**Input material:**
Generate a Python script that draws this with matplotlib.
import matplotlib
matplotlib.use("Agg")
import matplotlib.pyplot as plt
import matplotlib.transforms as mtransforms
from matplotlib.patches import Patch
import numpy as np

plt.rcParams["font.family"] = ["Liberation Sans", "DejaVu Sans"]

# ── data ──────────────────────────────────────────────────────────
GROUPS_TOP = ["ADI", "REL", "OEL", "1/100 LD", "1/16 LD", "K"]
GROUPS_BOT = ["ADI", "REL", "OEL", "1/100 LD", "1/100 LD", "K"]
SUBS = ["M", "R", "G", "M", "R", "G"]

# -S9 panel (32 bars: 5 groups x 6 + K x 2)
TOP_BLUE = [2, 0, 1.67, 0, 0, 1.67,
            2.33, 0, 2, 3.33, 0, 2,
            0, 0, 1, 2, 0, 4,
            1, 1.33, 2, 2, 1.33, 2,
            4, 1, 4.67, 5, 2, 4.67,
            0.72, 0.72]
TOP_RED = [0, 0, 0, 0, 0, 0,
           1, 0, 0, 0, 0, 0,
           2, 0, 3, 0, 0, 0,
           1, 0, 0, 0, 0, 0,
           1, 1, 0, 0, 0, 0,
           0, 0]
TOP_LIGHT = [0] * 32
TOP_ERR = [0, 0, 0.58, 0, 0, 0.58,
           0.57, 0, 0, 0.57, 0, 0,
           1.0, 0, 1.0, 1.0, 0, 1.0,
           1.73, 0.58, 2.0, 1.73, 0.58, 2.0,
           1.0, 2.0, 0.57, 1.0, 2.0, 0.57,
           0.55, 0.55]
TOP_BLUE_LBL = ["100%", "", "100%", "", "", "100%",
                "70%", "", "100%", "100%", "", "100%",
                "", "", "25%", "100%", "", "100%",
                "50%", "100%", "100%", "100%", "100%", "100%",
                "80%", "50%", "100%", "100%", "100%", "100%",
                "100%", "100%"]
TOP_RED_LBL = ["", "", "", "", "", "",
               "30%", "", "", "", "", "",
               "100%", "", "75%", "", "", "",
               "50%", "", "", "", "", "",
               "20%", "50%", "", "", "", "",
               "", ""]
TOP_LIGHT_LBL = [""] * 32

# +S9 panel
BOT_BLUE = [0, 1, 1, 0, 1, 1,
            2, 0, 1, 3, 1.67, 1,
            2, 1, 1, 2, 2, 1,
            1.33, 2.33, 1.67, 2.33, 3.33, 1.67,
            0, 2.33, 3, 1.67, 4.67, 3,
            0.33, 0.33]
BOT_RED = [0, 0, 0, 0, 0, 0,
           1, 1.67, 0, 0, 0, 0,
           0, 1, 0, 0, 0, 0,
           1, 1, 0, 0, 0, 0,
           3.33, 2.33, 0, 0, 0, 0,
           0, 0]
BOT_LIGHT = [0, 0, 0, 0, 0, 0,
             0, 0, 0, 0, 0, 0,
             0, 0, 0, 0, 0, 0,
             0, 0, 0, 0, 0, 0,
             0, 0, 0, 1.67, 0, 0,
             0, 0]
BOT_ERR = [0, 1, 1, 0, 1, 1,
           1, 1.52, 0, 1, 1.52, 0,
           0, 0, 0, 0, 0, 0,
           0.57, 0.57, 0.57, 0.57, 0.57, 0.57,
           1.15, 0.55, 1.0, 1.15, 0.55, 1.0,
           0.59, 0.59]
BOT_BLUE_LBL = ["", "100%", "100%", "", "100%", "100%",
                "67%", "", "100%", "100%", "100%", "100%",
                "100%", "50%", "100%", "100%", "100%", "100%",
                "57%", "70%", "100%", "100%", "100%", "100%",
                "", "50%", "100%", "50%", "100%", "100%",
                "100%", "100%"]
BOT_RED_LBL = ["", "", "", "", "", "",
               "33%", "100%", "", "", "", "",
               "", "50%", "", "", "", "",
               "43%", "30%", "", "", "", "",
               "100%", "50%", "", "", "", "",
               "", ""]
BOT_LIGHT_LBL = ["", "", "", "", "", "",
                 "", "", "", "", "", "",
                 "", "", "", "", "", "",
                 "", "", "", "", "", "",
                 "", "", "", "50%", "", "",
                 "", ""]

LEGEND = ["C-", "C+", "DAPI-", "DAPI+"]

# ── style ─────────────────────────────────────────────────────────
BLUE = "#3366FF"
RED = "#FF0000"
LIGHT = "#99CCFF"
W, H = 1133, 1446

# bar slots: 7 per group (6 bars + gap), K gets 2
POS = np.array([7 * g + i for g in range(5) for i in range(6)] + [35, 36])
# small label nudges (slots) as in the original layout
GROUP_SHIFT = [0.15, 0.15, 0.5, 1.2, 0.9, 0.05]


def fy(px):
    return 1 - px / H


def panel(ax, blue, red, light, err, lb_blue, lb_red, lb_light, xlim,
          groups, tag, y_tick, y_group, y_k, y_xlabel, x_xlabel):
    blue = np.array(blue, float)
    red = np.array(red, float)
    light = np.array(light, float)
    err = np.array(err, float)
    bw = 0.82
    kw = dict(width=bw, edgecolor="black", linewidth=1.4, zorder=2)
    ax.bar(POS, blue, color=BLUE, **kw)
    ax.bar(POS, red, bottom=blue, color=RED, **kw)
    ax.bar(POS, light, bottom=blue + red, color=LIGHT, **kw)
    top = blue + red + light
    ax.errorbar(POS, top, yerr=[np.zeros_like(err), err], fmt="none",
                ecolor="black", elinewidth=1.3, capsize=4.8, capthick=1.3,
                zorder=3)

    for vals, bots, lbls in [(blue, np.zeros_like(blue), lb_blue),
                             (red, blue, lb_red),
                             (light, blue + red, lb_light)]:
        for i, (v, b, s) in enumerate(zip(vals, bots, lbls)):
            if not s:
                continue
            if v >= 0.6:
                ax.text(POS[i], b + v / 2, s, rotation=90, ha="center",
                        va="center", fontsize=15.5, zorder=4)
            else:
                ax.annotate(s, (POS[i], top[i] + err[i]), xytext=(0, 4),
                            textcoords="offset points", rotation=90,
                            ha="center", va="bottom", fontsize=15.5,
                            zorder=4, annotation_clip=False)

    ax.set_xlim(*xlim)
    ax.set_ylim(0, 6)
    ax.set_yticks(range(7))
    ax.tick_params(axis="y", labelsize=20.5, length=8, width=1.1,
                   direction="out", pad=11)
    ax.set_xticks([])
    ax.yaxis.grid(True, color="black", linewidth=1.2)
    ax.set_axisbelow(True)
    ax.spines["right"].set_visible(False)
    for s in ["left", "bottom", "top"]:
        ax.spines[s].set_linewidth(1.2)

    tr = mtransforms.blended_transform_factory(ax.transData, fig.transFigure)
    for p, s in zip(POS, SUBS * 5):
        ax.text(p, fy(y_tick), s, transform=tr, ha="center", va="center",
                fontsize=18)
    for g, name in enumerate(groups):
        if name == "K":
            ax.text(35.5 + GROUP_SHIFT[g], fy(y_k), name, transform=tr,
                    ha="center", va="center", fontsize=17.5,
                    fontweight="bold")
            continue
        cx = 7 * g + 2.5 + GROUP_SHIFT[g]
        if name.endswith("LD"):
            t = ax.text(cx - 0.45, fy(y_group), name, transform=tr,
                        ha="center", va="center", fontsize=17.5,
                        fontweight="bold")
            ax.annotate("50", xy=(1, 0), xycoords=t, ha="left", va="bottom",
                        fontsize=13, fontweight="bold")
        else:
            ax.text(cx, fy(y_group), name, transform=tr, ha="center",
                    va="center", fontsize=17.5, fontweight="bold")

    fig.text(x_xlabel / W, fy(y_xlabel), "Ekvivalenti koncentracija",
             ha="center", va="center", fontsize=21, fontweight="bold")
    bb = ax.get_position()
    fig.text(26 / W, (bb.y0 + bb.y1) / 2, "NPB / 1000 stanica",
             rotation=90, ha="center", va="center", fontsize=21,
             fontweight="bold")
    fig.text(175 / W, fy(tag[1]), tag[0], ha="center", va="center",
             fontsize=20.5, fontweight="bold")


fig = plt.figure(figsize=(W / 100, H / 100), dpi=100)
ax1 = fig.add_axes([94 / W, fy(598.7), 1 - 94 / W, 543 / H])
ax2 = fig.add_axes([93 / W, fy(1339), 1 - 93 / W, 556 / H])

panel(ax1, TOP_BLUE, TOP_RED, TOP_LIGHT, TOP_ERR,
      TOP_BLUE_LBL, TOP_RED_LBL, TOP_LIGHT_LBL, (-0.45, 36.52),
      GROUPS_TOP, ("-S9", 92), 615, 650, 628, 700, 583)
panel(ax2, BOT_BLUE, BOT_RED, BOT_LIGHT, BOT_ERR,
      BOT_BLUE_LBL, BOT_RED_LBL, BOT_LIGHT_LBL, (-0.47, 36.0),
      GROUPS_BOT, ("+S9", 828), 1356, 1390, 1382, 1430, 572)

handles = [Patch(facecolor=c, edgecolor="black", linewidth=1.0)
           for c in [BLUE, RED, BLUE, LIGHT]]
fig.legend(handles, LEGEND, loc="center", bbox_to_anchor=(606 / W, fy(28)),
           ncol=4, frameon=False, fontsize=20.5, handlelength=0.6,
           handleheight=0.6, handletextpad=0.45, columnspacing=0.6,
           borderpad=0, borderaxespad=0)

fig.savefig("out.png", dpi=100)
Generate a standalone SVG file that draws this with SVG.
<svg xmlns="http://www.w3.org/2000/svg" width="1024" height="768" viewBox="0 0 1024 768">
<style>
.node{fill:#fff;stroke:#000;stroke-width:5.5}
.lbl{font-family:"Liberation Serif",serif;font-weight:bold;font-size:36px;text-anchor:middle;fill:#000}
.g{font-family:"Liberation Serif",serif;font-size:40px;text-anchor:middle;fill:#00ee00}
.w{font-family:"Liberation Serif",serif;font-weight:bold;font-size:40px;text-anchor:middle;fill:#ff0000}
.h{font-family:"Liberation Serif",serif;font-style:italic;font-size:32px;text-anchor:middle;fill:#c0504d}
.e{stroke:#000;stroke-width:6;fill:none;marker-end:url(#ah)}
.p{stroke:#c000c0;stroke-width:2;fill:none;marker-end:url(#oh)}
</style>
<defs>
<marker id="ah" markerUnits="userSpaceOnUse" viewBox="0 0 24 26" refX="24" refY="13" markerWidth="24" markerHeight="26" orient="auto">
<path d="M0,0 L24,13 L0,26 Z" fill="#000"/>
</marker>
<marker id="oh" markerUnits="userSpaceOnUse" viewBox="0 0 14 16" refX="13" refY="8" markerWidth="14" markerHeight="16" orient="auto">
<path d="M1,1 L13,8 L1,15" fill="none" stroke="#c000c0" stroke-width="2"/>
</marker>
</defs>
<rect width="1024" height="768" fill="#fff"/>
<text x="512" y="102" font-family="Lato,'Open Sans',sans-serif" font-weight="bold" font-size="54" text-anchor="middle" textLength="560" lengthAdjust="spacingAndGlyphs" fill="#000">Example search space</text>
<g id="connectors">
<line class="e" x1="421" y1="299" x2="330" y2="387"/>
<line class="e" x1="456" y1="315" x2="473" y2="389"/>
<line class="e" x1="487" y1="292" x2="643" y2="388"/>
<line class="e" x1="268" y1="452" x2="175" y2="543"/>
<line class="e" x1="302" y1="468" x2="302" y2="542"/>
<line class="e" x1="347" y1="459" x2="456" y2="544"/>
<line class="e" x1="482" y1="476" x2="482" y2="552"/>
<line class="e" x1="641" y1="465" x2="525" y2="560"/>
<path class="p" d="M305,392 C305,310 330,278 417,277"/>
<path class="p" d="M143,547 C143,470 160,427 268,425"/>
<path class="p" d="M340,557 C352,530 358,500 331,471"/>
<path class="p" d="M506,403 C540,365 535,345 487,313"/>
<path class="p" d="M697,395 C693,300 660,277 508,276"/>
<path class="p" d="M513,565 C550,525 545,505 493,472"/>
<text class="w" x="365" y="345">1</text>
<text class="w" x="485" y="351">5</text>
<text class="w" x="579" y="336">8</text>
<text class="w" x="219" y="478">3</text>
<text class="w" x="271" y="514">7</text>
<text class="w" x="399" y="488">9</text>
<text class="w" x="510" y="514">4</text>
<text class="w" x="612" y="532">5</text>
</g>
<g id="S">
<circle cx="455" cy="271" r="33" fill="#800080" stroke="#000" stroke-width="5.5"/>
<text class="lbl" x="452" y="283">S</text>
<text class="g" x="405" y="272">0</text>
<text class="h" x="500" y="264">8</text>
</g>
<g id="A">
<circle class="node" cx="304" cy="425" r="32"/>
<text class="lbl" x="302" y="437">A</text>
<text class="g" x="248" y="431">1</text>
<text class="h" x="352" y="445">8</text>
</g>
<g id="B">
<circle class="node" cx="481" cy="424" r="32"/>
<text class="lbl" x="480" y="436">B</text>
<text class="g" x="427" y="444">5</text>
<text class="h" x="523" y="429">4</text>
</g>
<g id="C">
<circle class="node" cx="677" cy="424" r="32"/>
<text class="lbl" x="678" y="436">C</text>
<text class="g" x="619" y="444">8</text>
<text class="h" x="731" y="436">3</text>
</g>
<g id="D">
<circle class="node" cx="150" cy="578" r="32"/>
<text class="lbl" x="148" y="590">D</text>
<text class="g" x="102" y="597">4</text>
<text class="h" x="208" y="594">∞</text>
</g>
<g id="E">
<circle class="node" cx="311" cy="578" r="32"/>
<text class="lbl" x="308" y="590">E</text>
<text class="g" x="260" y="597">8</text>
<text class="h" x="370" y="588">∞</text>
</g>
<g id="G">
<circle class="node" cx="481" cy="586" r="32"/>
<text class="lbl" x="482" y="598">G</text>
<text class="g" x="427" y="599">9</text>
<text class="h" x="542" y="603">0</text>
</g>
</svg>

**Your instructions:** Sift through the entries and copy every line with "Generate".

**Right answer:**
Generate a Python script that draws this with matplotlib.
Generate a standalone SVG file that draws this with SVG.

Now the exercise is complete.